Covid-19 and Productivity: Impact and Implications

The Covid-19 pandemic has exposed many of the structural factors of the UK’s poor productivity performance. While the exact timing of the productivity slowdown is contested, there is no doubt that UK productivity has been markedly lower in the years 2009-2019 compared with the period leading up to the global financial crash.

Pub. Date
17 February, 2022
Pub. Type
Covid-19 and Productivity

Key Findings

  • Large composition effects as lockdowns affected low productivity sectors more adversely within both manufacturing and services.
  • The furlough scheme kept the unemployment peak unusually low, potentially reducing unemployment path dependency and long-term scarring compared to previous crisis episodes.
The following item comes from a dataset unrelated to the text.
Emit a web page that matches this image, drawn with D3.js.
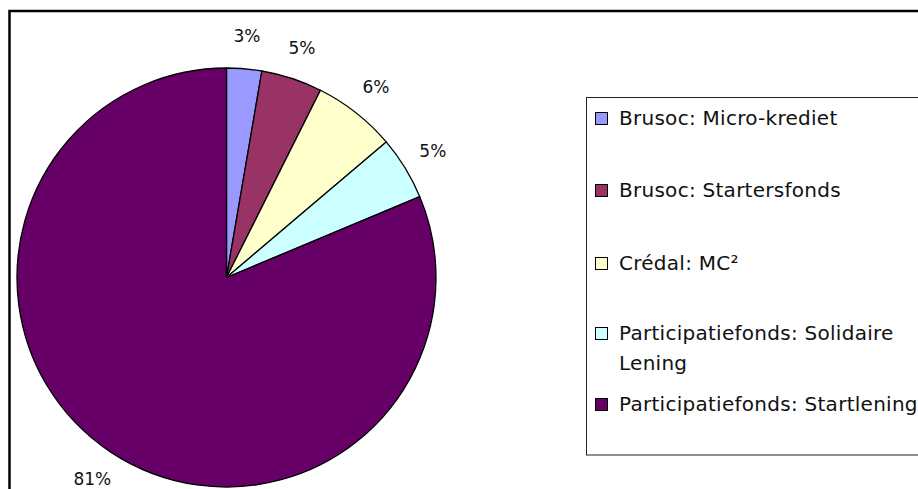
<!DOCTYPE html>
<html lang="nl">
<head>
<meta charset="UTF-8">
<title>pie</title>
<style>
    body { margin: 0; background: #fff; }
    text { font-family: "DejaVu Sans", sans-serif; fill: #111; }
</style>
</head>
<body>
<div id="wrapper"></div>
<script src="https://d3js.org/d3.v7.min.js"></script>
<script>
    // gegevens
    const categories = [
        "Brusoc: Micro-krediet",
        "Brusoc: Startersfonds",
        "Crédal: MC²",
        "Participatiefonds: Solidaire Lening",
        "Participatiefonds: Startlening"
    ];
    const values = [2.7, 4.7, 6.4, 4.9, 81.3];
    const labels = ["3%", "5%", "6%", "5%", "81%"];
    const legendLines = [
        ["Brusoc: Micro-krediet"],
        ["Brusoc: Startersfonds"],
        ["Crédal: MC²"],
        ["Participatiefonds: Solidaire", "Lening"],
        ["Participatiefonds: Startlening"]
    ];
    const colors = ["#9999FF", "#993366", "#FFFFCC", "#CCFFFF", "#660066"];

    const width = 918, height = 489;
    const svg = d3.select('#wrapper').append('svg')
        .attr('width', width)
        .attr('height', height);

    // kader rond de grafiek
    svg.append('rect')
        .attr('x', 9.5).attr('y', 11)
        .attr('width', 1000).attr('height', 600)
        .attr('fill', 'none')
        .attr('stroke', '#000')
        .attr('stroke-width', 2.5);

    const cx = 226.5, cy = 277.5, r = 209.5;
    const color = d3.scaleOrdinal().domain(categories).range(colors);

    const pie = d3.pie().sort(null).value(d => d.value);
    const arcs = pie(categories.map((c, i) => ({ cat: c, value: values[i], label: labels[i] })));

    const arc = d3.arc().innerRadius(0).outerRadius(r);
    const labelArc = d3.arc().innerRadius(242).outerRadius(242);

    const g = svg.append('g').attr('transform', `translate(${cx},${cy})`);

    g.selectAll('path')
        .data(arcs)
        .join('path')
        .attr('d', arc)
        .attr('fill', d => color(d.data.cat))
        .attr('stroke', '#000')
        .attr('stroke-width', 1.3)
        .attr('stroke-linejoin', 'round');

    g.selectAll('text')
        .data(arcs)
        .join('text')
        .attr('transform', d => `translate(${labelArc.centroid(d)})`)
        .attr('text-anchor', 'middle')
        .attr('dy', '0.36em')
        .attr('font-size', 17)
        .text(d => d.data.label);

    // legende
    const legend = svg.append('g');
    legend.append('rect')
        .attr('x', 586.5).attr('y', 97.5)
        .attr('width', 400).attr('height', 357.5)
        .attr('fill', '#fff')
        .attr('stroke', '#222')
        .attr('stroke-width', 1);

    const legendY = [118, 190, 263, 333, 404];
    const items = legend.selectAll('g.item')
        .data(categories)
        .join('g')
        .attr('class', 'item')
        .attr('transform', (d, i) => `translate(595,${legendY[i]})`);

    items.append('rect')
        .attr('x', 0.5).attr('y', -5.5)
        .attr('width', 12).attr('height', 12)
        .attr('fill', d => color(d))
        .attr('stroke', '#000')
        .attr('stroke-width', 1);

    items.append('text')
        .attr('font-size', 20)
        .attr('letter-spacing', 0.27)
        .selectAll('tspan')
        .data((d, i) => legendLines[i])
        .join('tspan')
        .attr('x', 24)
        .attr('y', (d, j) => j * 29.5)
        .attr('dy', '0.36em')
        .text(d => d);
</script>
</body>
</html>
Without government intervention, a further 2.1 million jobs could have been lost and unemployment would have risen by about 6-7 per cent to about 10 per cent.
  • During the coronavirus crisis, productivity disparities between and within regions widened, while asset and income inequality increased.
  • Covid-19 and the associated lockdowns have been accompanied by a boom in firm creation in the UK, with the number of new business registrations 44 per cent higher in 2020 than in 2019.
  • New firms have initially below average productivity levels, but if new firms survive the early years and develop into high growth firms, they have a positive effect on overall productivity growth.
  • For the UK digital economy to succeed complementary investment in skills and intangible capital are required on the top of tangible investments in infrastructure and other forms of tangible capital.
  • Total learning losses in education could equate to lifetime earning losses of between £8,000 and £22,000 per pupil. The long-term effects of this missed learning will lead to an under-skilled workforce and reduce the country’s productivity.
  • The concentration of power, policy discontinuities, and implementation inconsistencies in policymaking impede an effective industrial policy to improve productivity.

The UK has one of the poorest productivity performances and highest spatial inequalities among the OECD’s 38 advanced economies and this has been made worse by Covid-19. If policymakers return to the same economic structures post-pandemic that failed to resolve the productivity problem pre- pandemic, then the UK is set for another decade of a low-growth, low-productivity and low-wage economy.